◆ REQUIREMENT ◆
All of the lines below are to be printed again exactly; images are excluded from the output.

◆ STORED DATA ◆

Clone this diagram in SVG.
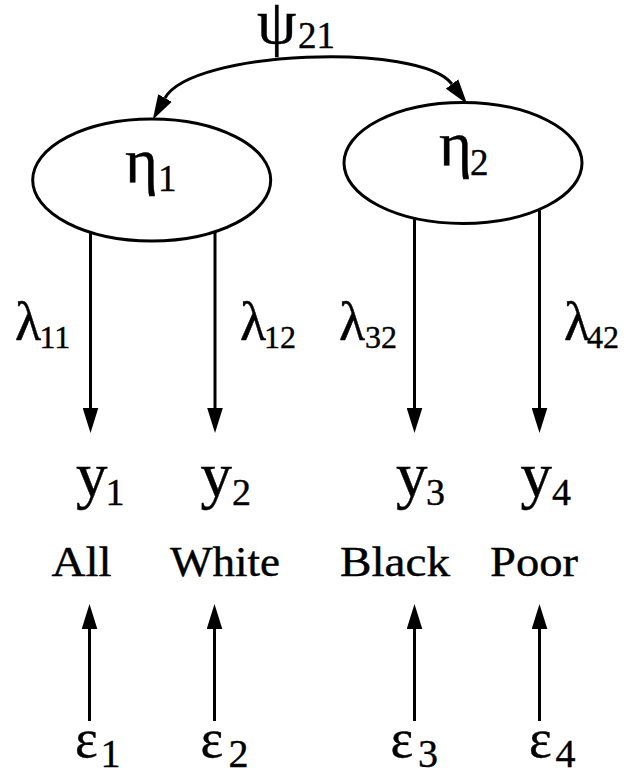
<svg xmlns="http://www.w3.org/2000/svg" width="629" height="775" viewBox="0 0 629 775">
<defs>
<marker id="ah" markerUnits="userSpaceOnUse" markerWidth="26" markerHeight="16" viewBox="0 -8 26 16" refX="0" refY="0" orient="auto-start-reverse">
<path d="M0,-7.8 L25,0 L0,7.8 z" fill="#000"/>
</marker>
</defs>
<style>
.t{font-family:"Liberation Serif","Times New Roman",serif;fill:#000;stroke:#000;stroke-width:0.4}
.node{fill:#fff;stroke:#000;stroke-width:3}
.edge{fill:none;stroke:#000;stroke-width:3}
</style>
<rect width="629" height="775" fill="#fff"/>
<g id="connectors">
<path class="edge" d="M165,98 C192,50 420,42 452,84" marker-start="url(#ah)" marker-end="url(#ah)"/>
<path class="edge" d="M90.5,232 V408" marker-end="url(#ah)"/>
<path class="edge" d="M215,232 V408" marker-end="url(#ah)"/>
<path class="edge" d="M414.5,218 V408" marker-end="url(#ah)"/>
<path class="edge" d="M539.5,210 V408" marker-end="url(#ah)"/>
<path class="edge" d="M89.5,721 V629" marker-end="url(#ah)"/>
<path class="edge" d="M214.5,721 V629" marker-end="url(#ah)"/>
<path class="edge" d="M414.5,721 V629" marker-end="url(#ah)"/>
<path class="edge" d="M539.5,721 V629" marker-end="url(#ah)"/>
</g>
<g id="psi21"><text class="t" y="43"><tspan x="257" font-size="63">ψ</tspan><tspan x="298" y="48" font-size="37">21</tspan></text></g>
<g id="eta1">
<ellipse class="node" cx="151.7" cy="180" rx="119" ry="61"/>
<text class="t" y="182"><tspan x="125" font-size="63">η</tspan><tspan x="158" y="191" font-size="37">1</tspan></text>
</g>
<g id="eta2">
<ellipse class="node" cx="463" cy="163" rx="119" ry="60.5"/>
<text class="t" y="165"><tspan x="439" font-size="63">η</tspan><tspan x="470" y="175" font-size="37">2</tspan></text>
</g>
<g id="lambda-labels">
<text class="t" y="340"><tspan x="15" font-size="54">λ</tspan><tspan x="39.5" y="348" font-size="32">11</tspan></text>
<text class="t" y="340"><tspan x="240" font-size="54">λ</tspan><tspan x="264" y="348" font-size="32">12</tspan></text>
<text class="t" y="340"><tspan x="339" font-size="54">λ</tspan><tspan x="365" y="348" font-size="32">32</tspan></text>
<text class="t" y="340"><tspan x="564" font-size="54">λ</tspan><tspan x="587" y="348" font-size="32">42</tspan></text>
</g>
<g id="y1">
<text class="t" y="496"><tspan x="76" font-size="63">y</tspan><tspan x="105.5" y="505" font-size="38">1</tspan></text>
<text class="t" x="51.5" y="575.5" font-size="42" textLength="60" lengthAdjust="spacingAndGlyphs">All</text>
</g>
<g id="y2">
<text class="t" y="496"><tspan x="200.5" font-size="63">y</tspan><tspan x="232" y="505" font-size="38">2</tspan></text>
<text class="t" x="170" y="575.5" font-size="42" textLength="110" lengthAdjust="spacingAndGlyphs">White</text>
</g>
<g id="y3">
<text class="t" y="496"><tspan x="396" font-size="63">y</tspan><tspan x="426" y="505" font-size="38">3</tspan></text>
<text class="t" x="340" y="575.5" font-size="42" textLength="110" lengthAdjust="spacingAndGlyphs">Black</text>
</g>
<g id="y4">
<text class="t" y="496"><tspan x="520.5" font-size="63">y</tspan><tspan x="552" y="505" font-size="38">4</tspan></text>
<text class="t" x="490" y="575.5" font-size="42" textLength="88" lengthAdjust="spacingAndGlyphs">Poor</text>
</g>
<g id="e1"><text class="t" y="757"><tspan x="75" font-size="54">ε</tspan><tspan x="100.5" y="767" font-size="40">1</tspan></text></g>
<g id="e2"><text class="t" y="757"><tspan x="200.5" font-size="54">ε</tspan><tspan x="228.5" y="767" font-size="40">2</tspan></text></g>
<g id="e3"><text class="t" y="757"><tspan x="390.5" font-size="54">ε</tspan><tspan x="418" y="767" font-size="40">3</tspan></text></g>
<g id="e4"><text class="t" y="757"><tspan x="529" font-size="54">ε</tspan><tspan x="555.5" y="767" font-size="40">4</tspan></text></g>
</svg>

◆ TASK RESPONSE ◆
Clone this diagram in SVG.
<svg xmlns="http://www.w3.org/2000/svg" width="629" height="775" viewBox="0 0 629 775">
<defs>
<marker id="ah" markerUnits="userSpaceOnUse" markerWidth="26" markerHeight="16" viewBox="0 -8 26 16" refX="0" refY="0" orient="auto-start-reverse">
<path d="M0,-7.8 L25,0 L0,7.8 z" fill="#000"/>
</marker>
</defs>
<style>
.t{font-family:"Liberation Serif","Times New Roman",serif;fill:#000;stroke:#000;stroke-width:0.4}
.node{fill:#fff;stroke:#000;stroke-width:3}
.edge{fill:none;stroke:#000;stroke-width:3}
</style>
<rect width="629" height="775" fill="#fff"/>
<g id="connectors">
<path class="edge" d="M165,98 C192,50 420,42 452,84" marker-start="url(#ah)" marker-end="url(#ah)"/>
<path class="edge" d="M90.5,232 V408" marker-end="url(#ah)"/>
<path class="edge" d="M215,232 V408" marker-end="url(#ah)"/>
<path class="edge" d="M414.5,218 V408" marker-end="url(#ah)"/>
<path class="edge" d="M539.5,210 V408" marker-end="url(#ah)"/>
<path class="edge" d="M89.5,721 V629" marker-end="url(#ah)"/>
<path class="edge" d="M214.5,721 V629" marker-end="url(#ah)"/>
<path class="edge" d="M414.5,721 V629" marker-end="url(#ah)"/>
<path class="edge" d="M539.5,721 V629" marker-end="url(#ah)"/>
</g>
<g id="psi21"><text class="t" y="43"><tspan x="257" font-size="63">ψ</tspan><tspan x="298" y="48" font-size="37">21</tspan></text></g>
<g id="eta1">
<ellipse class="node" cx="151.7" cy="180" rx="119" ry="61"/>
<text class="t" y="182"><tspan x="125" font-size="63">η</tspan><tspan x="158" y="191" font-size="37">1</tspan></text>
</g>
<g id="eta2">
<ellipse class="node" cx="463" cy="163" rx="119" ry="60.5"/>
<text class="t" y="165"><tspan x="439" font-size="63">η</tspan><tspan x="470" y="175" font-size="37">2</tspan></text>
</g>
<g id="lambda-labels">
<text class="t" y="340"><tspan x="15" font-size="54">λ</tspan><tspan x="39.5" y="348" font-size="32">11</tspan></text>
<text class="t" y="340"><tspan x="240" font-size="54">λ</tspan><tspan x="264" y="348" font-size="32">12</tspan></text>
<text class="t" y="340"><tspan x="339" font-size="54">λ</tspan><tspan x="365" y="348" font-size="32">32</tspan></text>
<text class="t" y="340"><tspan x="564" font-size="54">λ</tspan><tspan x="587" y="348" font-size="32">42</tspan></text>
</g>
<g id="y1">
<text class="t" y="496"><tspan x="76" font-size="63">y</tspan><tspan x="105.5" y="505" font-size="38">1</tspan></text>
<text class="t" x="51.5" y="575.5" font-size="42" textLength="60" lengthAdjust="spacingAndGlyphs">All</text>
</g>
<g id="y2">
<text class="t" y="496"><tspan x="200.5" font-size="63">y</tspan><tspan x="232" y="505" font-size="38">2</tspan></text>
<text class="t" x="170" y="575.5" font-size="42" textLength="110" lengthAdjust="spacingAndGlyphs">White</text>
</g>
<g id="y3">
<text class="t" y="496"><tspan x="396" font-size="63">y</tspan><tspan x="426" y="505" font-size="38">3</tspan></text>
<text class="t" x="340" y="575.5" font-size="42" textLength="110" lengthAdjust="spacingAndGlyphs">Black</text>
</g>
<g id="y4">
<text class="t" y="496"><tspan x="520.5" font-size="63">y</tspan><tspan x="552" y="505" font-size="38">4</tspan></text>
<text class="t" x="490" y="575.5" font-size="42" textLength="88" lengthAdjust="spacingAndGlyphs">Poor</text>
</g>
<g id="e1"><text class="t" y="757"><tspan x="75" font-size="54">ε</tspan><tspan x="100.5" y="767" font-size="40">1</tspan></text></g>
<g id="e2"><text class="t" y="757"><tspan x="200.5" font-size="54">ε</tspan><tspan x="228.5" y="767" font-size="40">2</tspan></text></g>
<g id="e3"><text class="t" y="757"><tspan x="390.5" font-size="54">ε</tspan><tspan x="418" y="767" font-size="40">3</tspan></text></g>
<g id="e4"><text class="t" y="757"><tspan x="529" font-size="54">ε</tspan><tspan x="555.5" y="767" font-size="40">4</tspan></text></g>
</svg>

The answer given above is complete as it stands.